In yesterday’s guest post, based upon our empirical study of a religious liberty cases in the federal courts, I reported that the conventional wisdom that members of minority religions are significantly less likely to secure a favorable hearing from judges in the modern era was found to be without support. Just as importantly, the myth that members of outsider faiths fail at a disproportionate rate proves to be only half of the story. In fact, adherents to traditionalist Christian faiths, specifically Roman Catholics and Baptists, are the ones who enter the courthouse doors at a distinct disadvantage.
So why would those whose religious views are within the mainstream of American society be significantly less likely to succeed in obtaining a court-ordered accommodation of religious practices? That question provoked a plethora of vigorous comments yesterday, many of which suggested preferred answers or registered objections to the study. I am much comforted that these comments raised little that I had not already anticipated and planned to address in the coming days. Please be patient as the discussion unfolds a little more each day, eventually addressing most of these points in turn.

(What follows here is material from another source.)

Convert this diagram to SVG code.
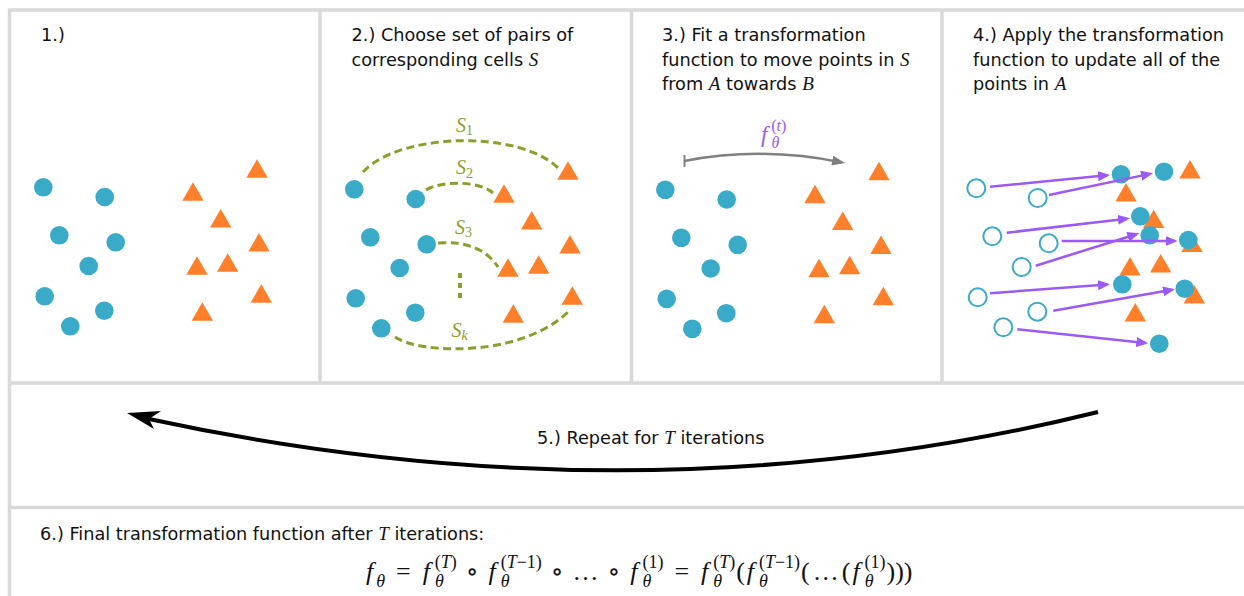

The simplest, if the most disturbing, explanation for the impaired litigation success of Catholics and Baptists would be that old-fashioned religious bigotry remains at work. To be sure, as several scholars have documented in recent years (Philip Hamburger, Thomas Berg, John Jeffries, James Ryan, Richard Garnett), the evolution of church-state doctrine in the courts historically was substantially influenced by cultural prejudices against the Catholic Church as an institution and Catholics as religious minorities in American society. At earlier points in American history, Baptists too suffered persecution in certain regions for their enthusiastic and evangelical religious practices.
However, despite the sobering lessons of history, the skeptical judicial audience encountered by Catholic and Baptist claimants in our study need not be understood in terms of ordinary bias. As common as it may be these days to assume malice on the part of others, I regard a charge of unthinking prejudice here as unfair and too simplistic.
A second and quite plausible explanation for the results in our study may be that the very fact of near-mainstream status works against a successful request for accommodation. Judges may consciously or subconsciously conclude that followers of those religious traditions are capable of effectively participating in the political process and thus are neither in need nor deserving of protection through judicial intervention from the results of that political process. Indeed, confirming that such assumptions are widespread, some of yesterday’s comments insisted upon this explanation.
Similarly, because Catholics and Baptists are perceived by judges as having been fully acculturated into American society, individuals from such religious traditions may not be taken as seriously when asserting a conflict between their religious values and a government directive. As Michael McConnell has argued, judges may be unwilling to believe that “ordinary Americans” from mainstream religious groups “might entertain religious convictions that are out of the ordinary.” Thus, judges may assume that no mainstream religious believer need seriously fear meaningful repression by majoritarian government or serious burdens on religious conscience.
If this indeed explains the results in part, I submit this would be unfortunate and unjust. Presuming to treat a purportedly mainstream religion with less solicitude because of its supposed political strengths ignores the fact in our pluralist society that what constitutes the conventional in one region of the country may fall well outside of the norm in another. Tom Berg writes (link) that “in many places and institutions in the nation, evangelical Christians dominate culturally and politically and non-Christians constitute minorities,” while “in many other places and institutions, and on certain issues, traditionalist Christians join traditionalist Orthodox Jews as the outsiders.” (And, as suggested by some comments, yes, we specifically controlled in our study for religious demographic factors in the deciding judge’s locality.)
Tomorrow I’ll explore an additional explanation, considering whether the impaired success of traditionalist believers in the court might best be understood as turning on fundamental conflicts about social values. On Thursday, I’ll respond to several comments by addressing the suggestion that Catholics and Baptists lose in court because they should lose, that is, because their legal arguments simply are weaker.